We choose option three which is sending Lieutenant Robert James (Nicholas Gonzalez) and his crack team of seals Behind Enemy Lines to disable the nuke and bring peace to the Pacific Rim.  Freedom ain’t free y’all.  Shit goes straight to hell though and our heroes are running around in the jungles of North Korea with a bailout nowhere in sight.  Eventually those commie punks track down our soldiers and kill most of them leaving only Lieutenant James and Master Chief Callahan (Matt Bushell) as the ones left absorb the pinko bastards information extracting torture techniques.  But I’m sure you know that coalition forces aren’t going to leave our boys stranded like that and with the help of some South Korean secret agents (I almost called them spies.  The enemy has spies, we have Secret Agents) and not only do our heroes manage to get out of North Korea, but they also disable the nukes in the process, thus avoiding a certain World War.  I realize of course that that is a spoiler, but I’m thinking you would have guessed that as a final result anyway.

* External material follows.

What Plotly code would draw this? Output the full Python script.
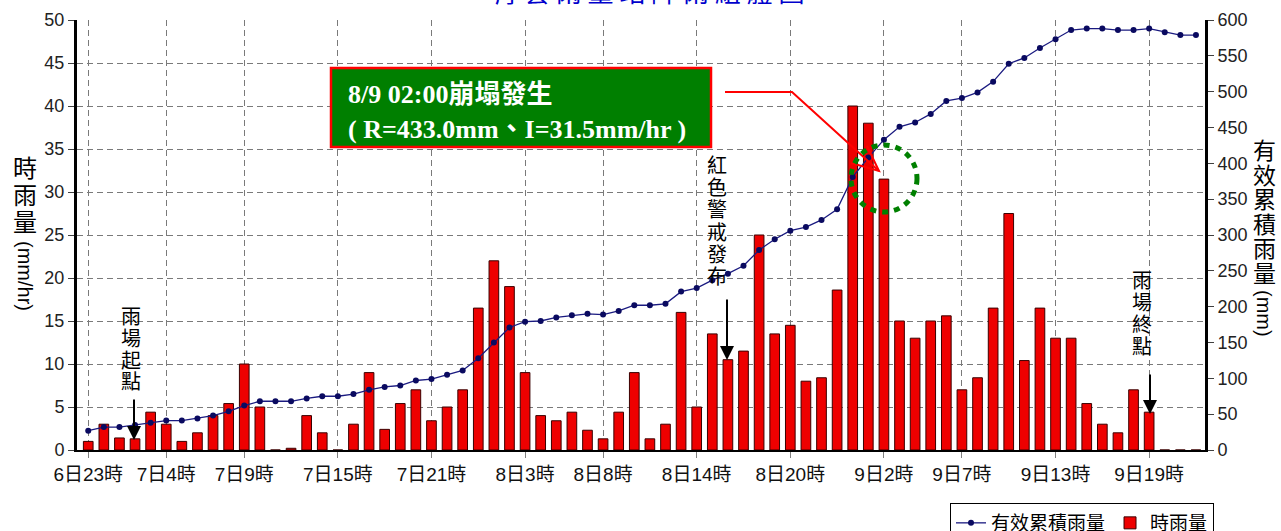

‘Axis of Evil’ is a firmly mediocre action picture that separates itself from mediocrity in no shape or form, but does have the somewhat unique status of being one of these Direct To Video sequels that doesn’t suck all that bad, and that within itself is an accomplishment, my friends.  With the powers that be sending the most marginal of films to DVD as sequels, such as ‘Hollowman 2’, ‘The Butterfly Effect 2’, ‘Doctor Doolittle 3’, all which you shouldn’t watch on a full stomach, the hopes that ‘Behind Enemy Lines 2’ would be any different would be surprising, and as such the movie does surprise in that it at least comes off as competently directed, competently acted, well paced and written by someone who has seen a typewriter before.

This is not to say that the movie is ‘good’ per se, just mediocre.  And though one should never strive for mediocrity, in this instance, mediocrity isn’t so bad.